If civilisations are rare but the future is open, should they hibernate until the CMB cools — harvesting 10³⁰× more computation per joule — or exploit an IMBH ergosphere now? Run the numbers on both strategies in one session and let the physics decide.
The aestivation and MTH strategies are only meaningful if civilisations exist and survive to advanced stages. Stage 1 establishes the prior on N. If P(N<1) is high, both strategies are moot — the interesting case is where N ≥ 1 and a civilisation actually faces the decision.
Sandberg et al. argue that waiting until T_CMB ≈ 0 reduces the Landauer floor by (T_now/T_future), multiplying compute-per-joule by the same factor. Bennett et al. reply that cold reservoirs exist today and the gain is at most a few orders of magnitude. This stage computes both sides.

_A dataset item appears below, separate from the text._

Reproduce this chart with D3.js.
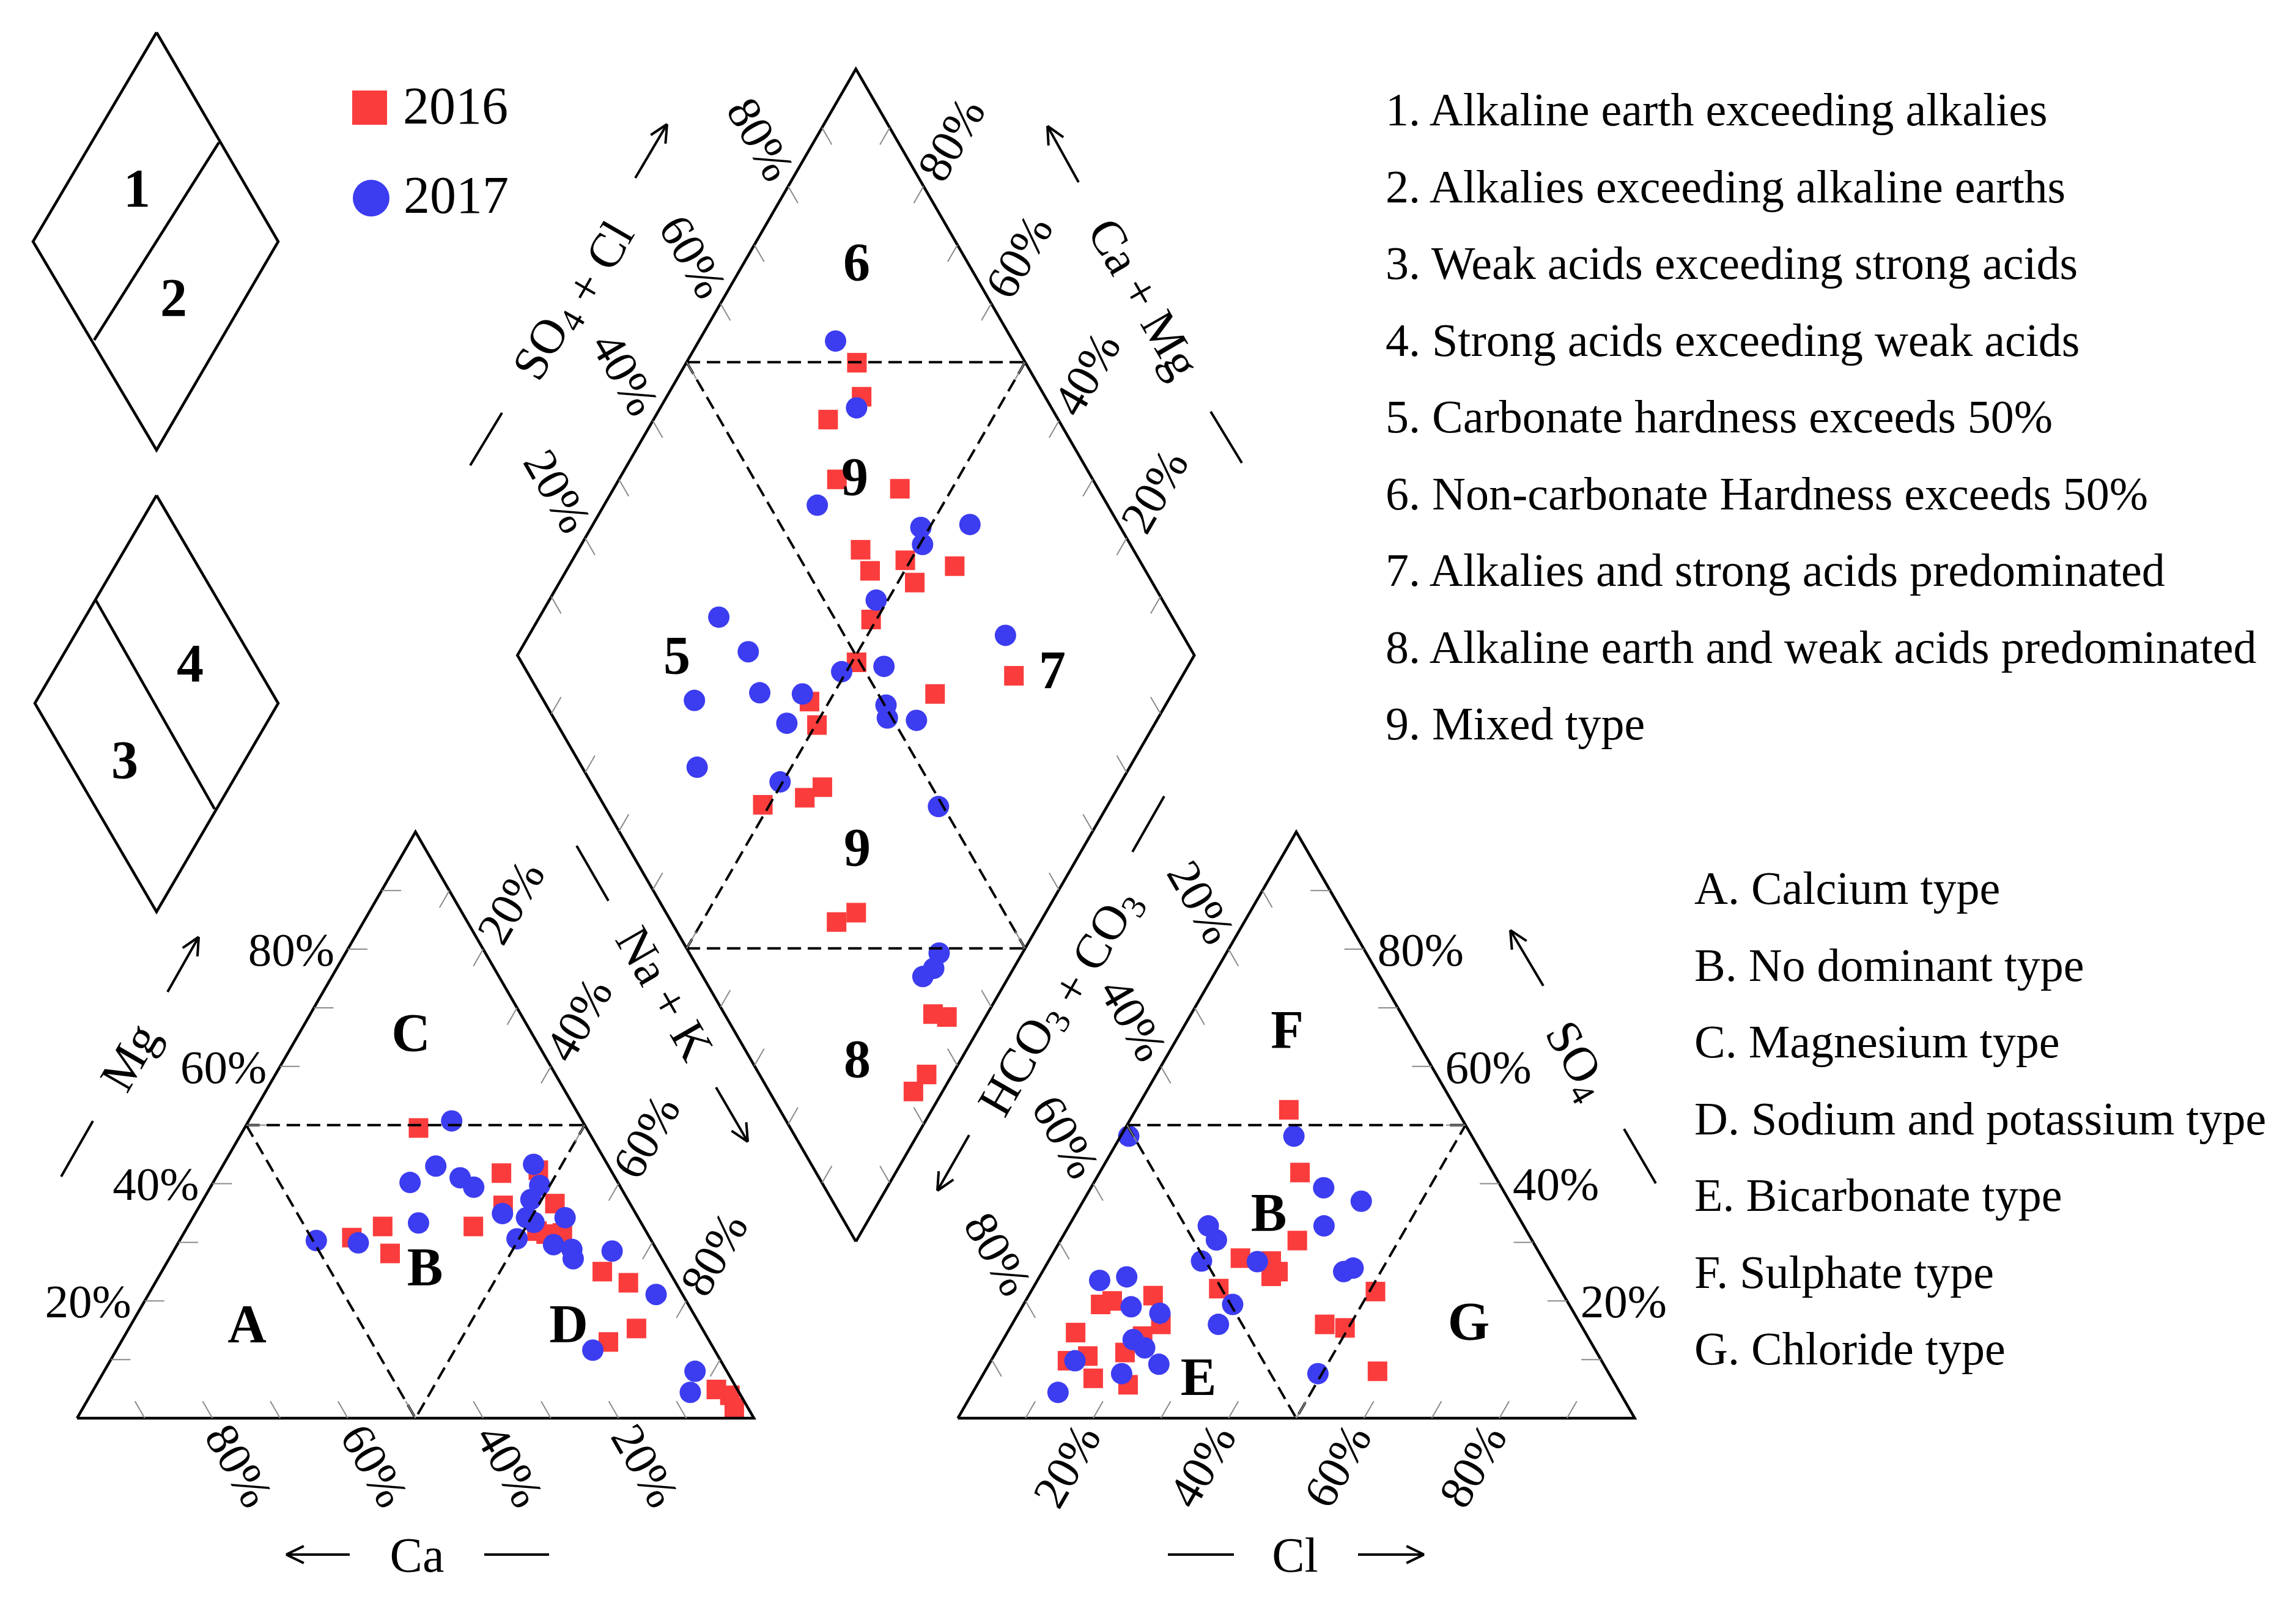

Instead of waiting, the MTH civilisation compresses into the ergosphere of ω Cen's IMBH and begins computing immediately using Blandford-Znajek power. No waiting required — and time dilation near the horizon means the civilisation subjectively computes faster than the exterior universe observes.
Both strategies are evaluated over the same time window Δt from Stage 2. The comparison is: ops_wait (aestivation, using the same energy budget cooled by CMB temperature drop) vs. ops_act (IMBH running continuously over Δt). The Bennett critique is applied as a conservative correction to the wait strategy.